Bahkan, kata pegiat Sekolah Ramah Anak itu, persoalan pendaftaran peserta didik baru (PPDB) yang memberlakukan sistem zonasi, juga punya kaitan dengan tata ruang ini. Dia mencontohkan, ada kawasan yang lengkap, mulai SD, SMP, dan SMA terdapat di situ. Namun, ada yang hanya terdapat SD, untuk SMP jauh dari zonasinya.
Rusdin Tompo memuji Mohammad Muttaqin Azikin, yang menjadikan aktivitas menulis sebagai strategi eduksi dan advokasi. Penulis buku ini dinilai fokus memainkan isu yang jadi minat dan kepeduliannya.

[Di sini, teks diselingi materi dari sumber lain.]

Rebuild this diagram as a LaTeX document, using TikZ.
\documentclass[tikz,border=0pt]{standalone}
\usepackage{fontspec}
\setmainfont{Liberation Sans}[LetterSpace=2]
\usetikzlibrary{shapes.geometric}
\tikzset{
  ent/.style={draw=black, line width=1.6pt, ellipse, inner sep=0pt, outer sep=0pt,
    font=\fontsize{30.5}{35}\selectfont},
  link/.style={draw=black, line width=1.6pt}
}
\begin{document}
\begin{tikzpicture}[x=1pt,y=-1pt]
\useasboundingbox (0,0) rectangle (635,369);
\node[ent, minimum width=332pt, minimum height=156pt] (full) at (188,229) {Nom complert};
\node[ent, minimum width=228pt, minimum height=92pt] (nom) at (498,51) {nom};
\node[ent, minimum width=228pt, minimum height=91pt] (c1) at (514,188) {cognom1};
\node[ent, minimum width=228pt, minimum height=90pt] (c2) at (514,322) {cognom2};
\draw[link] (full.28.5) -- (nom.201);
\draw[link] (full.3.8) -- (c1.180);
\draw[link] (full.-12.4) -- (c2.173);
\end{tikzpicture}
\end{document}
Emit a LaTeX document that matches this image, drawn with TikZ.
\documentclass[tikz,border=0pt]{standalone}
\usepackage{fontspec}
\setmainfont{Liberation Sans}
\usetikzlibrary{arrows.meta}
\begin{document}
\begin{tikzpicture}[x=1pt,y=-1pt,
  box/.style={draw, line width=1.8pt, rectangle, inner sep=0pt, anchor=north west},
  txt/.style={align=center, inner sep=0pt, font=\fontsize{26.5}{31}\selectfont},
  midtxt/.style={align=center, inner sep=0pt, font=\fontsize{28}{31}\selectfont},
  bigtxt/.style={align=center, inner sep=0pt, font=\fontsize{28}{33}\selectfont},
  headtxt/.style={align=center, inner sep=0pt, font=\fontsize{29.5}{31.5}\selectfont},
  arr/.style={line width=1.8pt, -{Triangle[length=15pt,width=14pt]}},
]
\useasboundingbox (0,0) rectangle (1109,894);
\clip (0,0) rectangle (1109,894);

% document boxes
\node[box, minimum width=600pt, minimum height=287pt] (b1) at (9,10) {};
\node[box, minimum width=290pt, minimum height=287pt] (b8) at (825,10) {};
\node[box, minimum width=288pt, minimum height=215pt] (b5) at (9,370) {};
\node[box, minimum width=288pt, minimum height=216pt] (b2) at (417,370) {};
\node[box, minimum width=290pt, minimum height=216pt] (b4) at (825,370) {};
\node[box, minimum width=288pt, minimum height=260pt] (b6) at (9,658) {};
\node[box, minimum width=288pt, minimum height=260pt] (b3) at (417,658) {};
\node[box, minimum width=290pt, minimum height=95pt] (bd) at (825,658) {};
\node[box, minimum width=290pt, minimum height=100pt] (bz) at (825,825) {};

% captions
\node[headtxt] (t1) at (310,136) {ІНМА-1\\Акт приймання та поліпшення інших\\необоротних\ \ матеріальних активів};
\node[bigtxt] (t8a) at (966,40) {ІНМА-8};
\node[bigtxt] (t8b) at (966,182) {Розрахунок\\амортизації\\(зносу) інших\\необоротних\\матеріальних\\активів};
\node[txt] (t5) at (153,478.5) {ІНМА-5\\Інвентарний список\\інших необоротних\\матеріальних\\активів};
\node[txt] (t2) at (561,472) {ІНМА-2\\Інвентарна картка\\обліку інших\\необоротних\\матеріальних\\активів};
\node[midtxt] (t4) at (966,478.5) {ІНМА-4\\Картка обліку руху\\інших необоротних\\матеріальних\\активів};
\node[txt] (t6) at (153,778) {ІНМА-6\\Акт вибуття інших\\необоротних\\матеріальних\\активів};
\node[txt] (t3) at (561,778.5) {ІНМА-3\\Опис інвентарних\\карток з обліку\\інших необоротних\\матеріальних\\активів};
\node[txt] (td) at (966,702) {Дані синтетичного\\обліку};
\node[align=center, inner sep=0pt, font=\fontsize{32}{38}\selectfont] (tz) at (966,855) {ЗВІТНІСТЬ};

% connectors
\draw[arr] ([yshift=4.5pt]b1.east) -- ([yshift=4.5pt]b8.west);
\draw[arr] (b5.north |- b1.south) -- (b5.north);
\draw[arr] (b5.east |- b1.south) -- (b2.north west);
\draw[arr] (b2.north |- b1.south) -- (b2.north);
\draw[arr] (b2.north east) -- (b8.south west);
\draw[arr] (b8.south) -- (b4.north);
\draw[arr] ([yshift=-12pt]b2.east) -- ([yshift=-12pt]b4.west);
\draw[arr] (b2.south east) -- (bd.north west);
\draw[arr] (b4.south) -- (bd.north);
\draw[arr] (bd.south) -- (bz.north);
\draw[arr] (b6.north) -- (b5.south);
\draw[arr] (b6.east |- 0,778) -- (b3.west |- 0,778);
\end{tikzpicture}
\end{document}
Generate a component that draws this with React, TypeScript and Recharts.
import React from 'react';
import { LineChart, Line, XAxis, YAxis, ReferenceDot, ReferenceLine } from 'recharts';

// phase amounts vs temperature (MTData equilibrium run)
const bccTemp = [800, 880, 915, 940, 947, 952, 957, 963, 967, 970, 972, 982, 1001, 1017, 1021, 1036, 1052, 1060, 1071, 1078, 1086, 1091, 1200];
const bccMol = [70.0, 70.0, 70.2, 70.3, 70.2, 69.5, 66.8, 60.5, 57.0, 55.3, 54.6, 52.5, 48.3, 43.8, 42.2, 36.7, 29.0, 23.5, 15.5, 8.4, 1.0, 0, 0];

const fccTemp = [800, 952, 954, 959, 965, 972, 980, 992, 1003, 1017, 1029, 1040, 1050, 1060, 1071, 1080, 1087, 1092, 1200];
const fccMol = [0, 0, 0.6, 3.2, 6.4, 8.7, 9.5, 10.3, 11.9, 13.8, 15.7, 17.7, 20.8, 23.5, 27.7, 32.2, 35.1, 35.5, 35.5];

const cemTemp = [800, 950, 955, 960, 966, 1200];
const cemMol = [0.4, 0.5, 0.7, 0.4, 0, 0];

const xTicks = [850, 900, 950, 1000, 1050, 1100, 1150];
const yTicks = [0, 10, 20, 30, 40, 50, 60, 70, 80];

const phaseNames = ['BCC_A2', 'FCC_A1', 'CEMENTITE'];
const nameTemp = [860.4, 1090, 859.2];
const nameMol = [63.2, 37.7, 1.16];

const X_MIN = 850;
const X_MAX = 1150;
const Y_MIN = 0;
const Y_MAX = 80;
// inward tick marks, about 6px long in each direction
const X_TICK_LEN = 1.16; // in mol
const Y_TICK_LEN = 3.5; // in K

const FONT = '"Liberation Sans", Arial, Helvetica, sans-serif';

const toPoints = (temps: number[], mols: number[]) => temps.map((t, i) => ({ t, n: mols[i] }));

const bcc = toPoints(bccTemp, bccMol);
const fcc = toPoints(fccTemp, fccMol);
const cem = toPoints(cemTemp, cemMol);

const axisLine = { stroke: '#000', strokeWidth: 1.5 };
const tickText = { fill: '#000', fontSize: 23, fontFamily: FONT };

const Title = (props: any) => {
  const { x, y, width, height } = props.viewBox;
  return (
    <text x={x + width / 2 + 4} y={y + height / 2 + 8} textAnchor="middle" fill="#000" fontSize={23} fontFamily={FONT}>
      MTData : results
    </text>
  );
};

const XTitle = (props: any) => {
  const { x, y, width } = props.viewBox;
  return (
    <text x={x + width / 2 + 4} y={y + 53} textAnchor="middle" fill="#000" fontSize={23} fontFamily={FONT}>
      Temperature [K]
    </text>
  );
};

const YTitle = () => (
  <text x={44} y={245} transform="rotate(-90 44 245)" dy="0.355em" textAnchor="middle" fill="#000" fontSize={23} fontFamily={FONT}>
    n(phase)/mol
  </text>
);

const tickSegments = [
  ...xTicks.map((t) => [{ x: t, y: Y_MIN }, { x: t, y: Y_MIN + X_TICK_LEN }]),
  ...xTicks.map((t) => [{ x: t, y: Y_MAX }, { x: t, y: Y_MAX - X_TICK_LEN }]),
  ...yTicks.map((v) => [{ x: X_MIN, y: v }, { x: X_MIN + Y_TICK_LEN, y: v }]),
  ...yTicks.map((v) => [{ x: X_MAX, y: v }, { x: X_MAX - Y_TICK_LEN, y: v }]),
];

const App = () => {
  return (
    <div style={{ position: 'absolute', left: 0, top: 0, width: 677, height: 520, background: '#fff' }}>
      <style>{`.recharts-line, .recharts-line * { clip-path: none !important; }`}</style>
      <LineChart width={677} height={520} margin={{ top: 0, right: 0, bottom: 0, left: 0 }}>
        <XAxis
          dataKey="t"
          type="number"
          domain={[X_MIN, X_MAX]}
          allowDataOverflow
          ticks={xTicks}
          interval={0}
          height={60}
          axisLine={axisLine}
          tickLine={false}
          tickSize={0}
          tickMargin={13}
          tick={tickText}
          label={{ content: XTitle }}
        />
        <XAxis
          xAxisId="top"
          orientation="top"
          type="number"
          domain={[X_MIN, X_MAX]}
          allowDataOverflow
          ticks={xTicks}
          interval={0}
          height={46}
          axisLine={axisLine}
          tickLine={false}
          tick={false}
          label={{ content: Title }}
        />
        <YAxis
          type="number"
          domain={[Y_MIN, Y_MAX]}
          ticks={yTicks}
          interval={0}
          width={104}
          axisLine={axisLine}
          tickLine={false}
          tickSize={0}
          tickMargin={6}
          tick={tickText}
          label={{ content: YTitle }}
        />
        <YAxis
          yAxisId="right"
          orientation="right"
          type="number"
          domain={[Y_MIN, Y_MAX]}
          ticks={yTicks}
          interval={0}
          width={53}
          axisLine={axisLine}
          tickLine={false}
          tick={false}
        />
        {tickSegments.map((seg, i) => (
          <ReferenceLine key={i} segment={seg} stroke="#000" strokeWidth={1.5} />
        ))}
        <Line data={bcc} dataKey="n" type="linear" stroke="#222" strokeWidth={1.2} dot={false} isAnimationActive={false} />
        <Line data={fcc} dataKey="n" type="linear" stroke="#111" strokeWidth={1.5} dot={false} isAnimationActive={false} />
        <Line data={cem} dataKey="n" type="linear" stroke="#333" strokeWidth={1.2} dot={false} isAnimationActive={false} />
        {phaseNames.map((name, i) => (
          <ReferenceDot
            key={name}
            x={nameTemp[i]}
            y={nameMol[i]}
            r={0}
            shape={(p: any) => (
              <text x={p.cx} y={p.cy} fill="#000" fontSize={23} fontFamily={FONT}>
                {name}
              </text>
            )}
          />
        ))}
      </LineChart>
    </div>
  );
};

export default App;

Namun, sebagai penulis, bukan hanya butuh referensi tapi juga energi untuk merespons isu-isu aktual di masyarakat.
“Penulis itu perlu berjejaring dan memanfaatkan media untuk mengartikulasikan gagasan-gagasannya,” imbuh Rusdin Tompo.
Kegiatan di Ma’REFAT Institut ini merupakan Diskusi Spesifik Akhir Pekan (Di-Fikir-Kan#5). Selain Rusdin, pembincang buku lainnya adalah Andi Manarangga Amir, aktivis NGO dan Direktur Utama Ma’REFAT Institut, serta Mohammad Muttaqin Azikin, sebagai penulis. Acara dipandu oleh Arifin, S.AP., M.AP, seorang ASN di Badan Perencanaan Pembangunan Daerah (Bappeda) Kabupaten Takalar.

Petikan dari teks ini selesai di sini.